Shawn Morgan attended Harding from 1985 to 1990 and now lives in Georgia.
I grew up in a Christian home with Christian parents. My mother and father actually attended my alma mater, Harding University. They met there, married there, and soon started a family. My dad gave up everything to be a minister, so starting at age 7, I was surrounded by religion. The only boy of three children, my dad always hoped I would follow in his footsteps. In some respects, I did. I went to his university. I pledged his social club. I even majored in Bible (very briefly).
But, you see, I carried a burden starting at the age of 9. I knew I was different. I spent many hours hoping, praying and even avoiding a part of me. You see, I am gay. I am 45 years old, and it wasn’t until I was 25 before I could actually say, “I’m gay.”
I look back and realize how foolish I was to think praying would make the gay go away. Today, I am in a healthy relationship of 18 years with the man I love. I realize that most church of Christ people won’t or can’t understand that. I do, and I surround myself with other believers who do understand. Not every God-fearing Christian takes issue with gays and gay marriage.
Today, my parents are much more open. (Secretly, I think they might have even voted for Hillary Clinton.) But it took lots of time and healing on both sides for us to come back together. I know my parents hoped I would marry a nice Christian woman, have children and become a preacher, but that didn’t happen.
When people want to debate the definition of marriage, I encourage them to remember, you aren’t required be religious to be married. You aren’t required to be married. So why should you be required to be of the opposite sex? Marriage isn’t about religion.

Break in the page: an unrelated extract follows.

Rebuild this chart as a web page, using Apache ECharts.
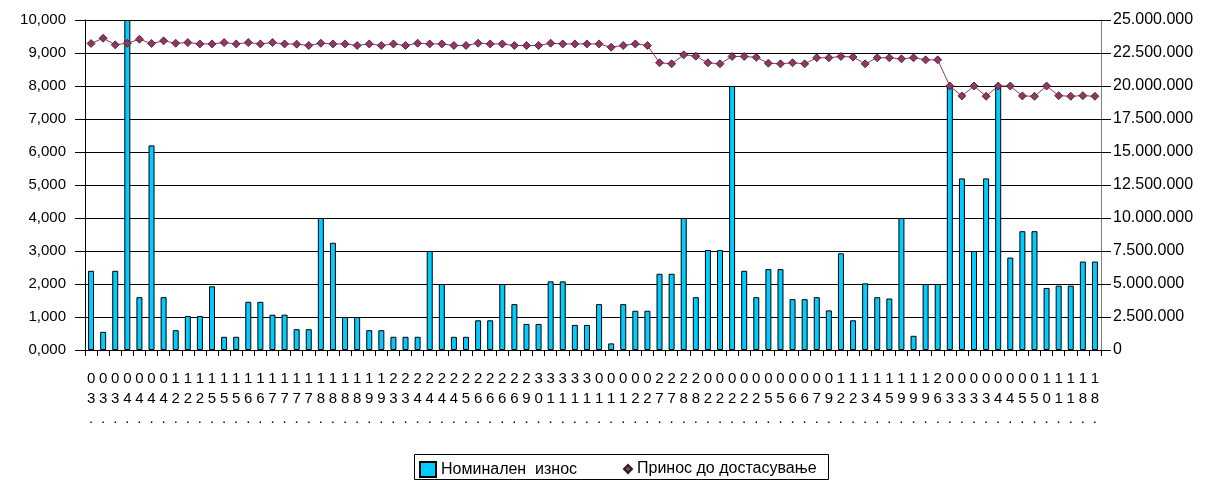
<!DOCTYPE html>
<html>
<head>
<meta charset="utf-8">
<script src="https://cdn.jsdelivr.net/npm/echarts@6/dist/echarts.min.js"></script>
<style>
  html, body { margin: 0; padding: 0; background: #fff; }
  #chart { width: 1216px; height: 480px; }
</style>
</head>
<body>
<div id="chart"></div>
<script>
  // x labels (day part of the dates, cut off as in the original)
  const days = [
    '03.', '03.', '03.', '04.', '04.', '04.', '04.', '12.', '12.', '12.',
    '15.', '15.', '15.', '16.', '16.', '17.', '17.', '17.', '17.', '18.',
    '18.', '18.', '18.', '19.', '19.', '23.', '23.', '24.', '24.', '24.',
    '24.', '25.', '26.', '26.', '26.', '26.', '29.', '30.', '31.', '31.',
    '31.', '31.', '01.', '01.', '01.', '02.', '02.', '27.', '27.', '28.',
    '28.', '02.', '02.', '02.', '02.', '02.', '05.', '05.', '06.', '06.',
    '07.', '09.', '12.', '12.', '13.', '14.', '15.', '19.', '19.', '19.',
    '26.', '03.', '03.', '03.', '03.', '04.', '04.', '05.', '05.', '10.',
    '11.', '11.', '18.', '18.'
  ]

  // Номинален износ (left axis)
  const nominal = [
    2.4, 0.55, 2.4, 10, 1.6, 6.2, 1.6, 0.6, 1.03, 1.03,
    1.93, 0.4, 0.4, 1.46, 1.46, 1.07, 1.07, 0.63, 0.63, 4.0,
    3.25, 1.0, 1.0, 0.6, 0.6, 0.4, 0.4, 0.4, 3.0, 2.0,
    0.4, 0.4, 0.9, 0.9, 2.0, 1.39, 0.79, 0.79, 2.08, 2.08,
    0.76, 0.76, 1.39, 0.2, 1.39, 1.19, 1.19, 2.31, 2.31, 4.0,
    1.6, 3.03, 3.03, 8.0, 2.4, 1.6, 2.45, 2.45, 1.54, 1.54,
    1.6, 1.2, 2.93, 0.9, 2.02, 1.6, 1.56, 4.0, 0.43, 2.0,
    2.0, 8.0, 5.2, 3.0, 5.2, 8.0, 2.8, 3.6, 3.6, 1.88,
    1.95, 1.95, 2.68, 2.68
  ]

  // Принос до достасување (right axis, in millions)
  const yieldMil = [
    23.22, 23.62, 23.12, 23.24, 23.54, 23.22, 23.42, 23.24, 23.29, 23.19,
    23.19, 23.29, 23.19, 23.29, 23.19, 23.29, 23.19, 23.17, 23.07, 23.24,
    23.19, 23.19, 23.07, 23.19, 23.07, 23.19, 23.07, 23.24, 23.19, 23.19,
    23.07, 23.07, 23.24, 23.19, 23.19, 23.07, 23.07, 23.07, 23.24, 23.19,
    23.19, 23.19, 23.19, 22.94, 23.07, 23.19, 23.07, 21.76, 21.68, 22.36,
    22.26, 21.76, 21.68, 22.24, 22.24, 22.17, 21.73, 21.68, 21.76, 21.68,
    22.14, 22.14, 22.24, 22.19, 21.68, 22.14, 22.14, 22.06, 22.14, 21.98,
    21.98, 20.0, 19.25, 20.0, 19.22, 20.0, 20.0, 19.25, 19.22, 20.0,
    19.27, 19.22, 19.27, 19.22
  ]

  const FONT = 'Liberation Sans'

  function dotted (v) {
    if (v === 0) return '0'
    return String(Math.round(v * 1e6)).replace(/\B(?=(\d{3})+(?!\d))/g, '.')
  }

  const myChart = echarts.init(document.getElementById('chart'))
  myChart.setOption({
    animation: false,
    textStyle: { fontFamily: FONT },
    grid: {
      left: 85,
      right: 115,
      top: 20,
      bottom: 130,
      outerBoundsMode: 'none'
    },
    legend: [
      {
        left: 419,
        top: 461,
        padding: 0,
        itemWidth: 16,
        itemHeight: 15,
        icon: 'rect',
        data: ['Номинален  износ'],
        textStyle: { fontFamily: FONT, fontSize: 16, color: '#000' }
      },
      {
        left: 623,
        top: 461,
        padding: 0,
        itemWidth: 8,
        itemHeight: 8,
        icon: 'diamond',
        data: ['Принос до достасување'],
        textStyle: { fontFamily: FONT, fontSize: 16, color: '#000' }
      }
    ],
    graphic: [
      {
        type: 'rect',
        shape: { x: 414.5, y: 454.5, width: 414, height: 25 },
        style: { fill: 'none', stroke: '#000', lineWidth: 1 },
        silent: true
      }
    ],
    xAxis: {
      type: 'category',
      data: days,
      boundaryGap: true,
      axisLine: { lineStyle: { color: '#000' } },
      axisTick: { show: true, length: 6, interval: 0, lineStyle: { color: '#000' } },
      axisLabel: {
        interval: 0,
        margin: 19,
        color: '#000',
        fontSize: 15,
        lineHeight: 20,
        formatter: function (s) { return s.split('').join('\n') }
      }
    },
    yAxis: [
      {
        type: 'value',
        min: 0,
        max: 10,
        interval: 1,
        axisLine: { show: true, lineStyle: { color: '#000' } },
        axisTick: { show: true, length: 10, lineStyle: { color: '#000' } },
        splitLine: { show: true, lineStyle: { color: '#000', width: 1 } },
        axisLabel: {
          color: '#000',
          fontSize: 15,
          margin: 19,
          formatter: function (v) { return v.toFixed(3).replace('.', ',') }
        }
      },
      {
        type: 'value',
        min: 0,
        max: 25,
        interval: 2.5,
        position: 'right',
        axisLine: { show: true, lineStyle: { color: '#808080' } },
        axisTick: { show: true, length: 10, lineStyle: { color: '#000' } },
        splitLine: { show: false },
        axisLabel: {
          color: '#000',
          fontSize: 16,
          margin: 12,
          formatter: dotted
        }
      }
    ],
    series: [
      {
        name: 'Номинален  износ',
        type: 'bar',
        data: nominal,
        barWidth: 6,
        itemStyle: {
          color: '#00CCFF',
          borderColor: '#000',
          borderWidth: 1
        }
      },
      {
        name: 'Принос до достасување',
        type: 'line',
        yAxisIndex: 1,
        data: yieldMil,
        symbol: 'diamond',
        symbolSize: 8,
        lineStyle: { color: '#993366', width: 1 },
        itemStyle: { color: '#993366', borderColor: '#222', borderWidth: 0.8 }
      }
    ]
  })
</script>
</body>
</html>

Today, I’ve come to realize I am blessed with being gay. I am proud to have spoken the powerful words: "I do," with my husband during the brief time it was legal in California. This summer we will make those vows again before family and friends and receive the blessing of our Church. However, without marriage equality, we are simply viewed as friends living together with a barely-recognized Georgia partnership agreement drawn up. In one state we are married, and in another we are nothing. We are legally required to file separate taxes. Without national marriage equality, there are countless relationships across the US that will constantly be in flux, always being treated differently based simply upon the state the couple happens to be residing in or passing through at any given moment.
I will close with an important point. In 1977, my father refused to marry an interracial couple. That’s something that is unheard of today, but was prevalent back in the day. Women don’t cover their heads in church, and there are a plethora of other laws found in the Bible that are no longer followed by modern-day believers. With some issues we find it easy to say that culture has evolved, but with others we choose to stick to the letter of the law. How are those decisions made? Why are some considered eternal laws and others considered temporary?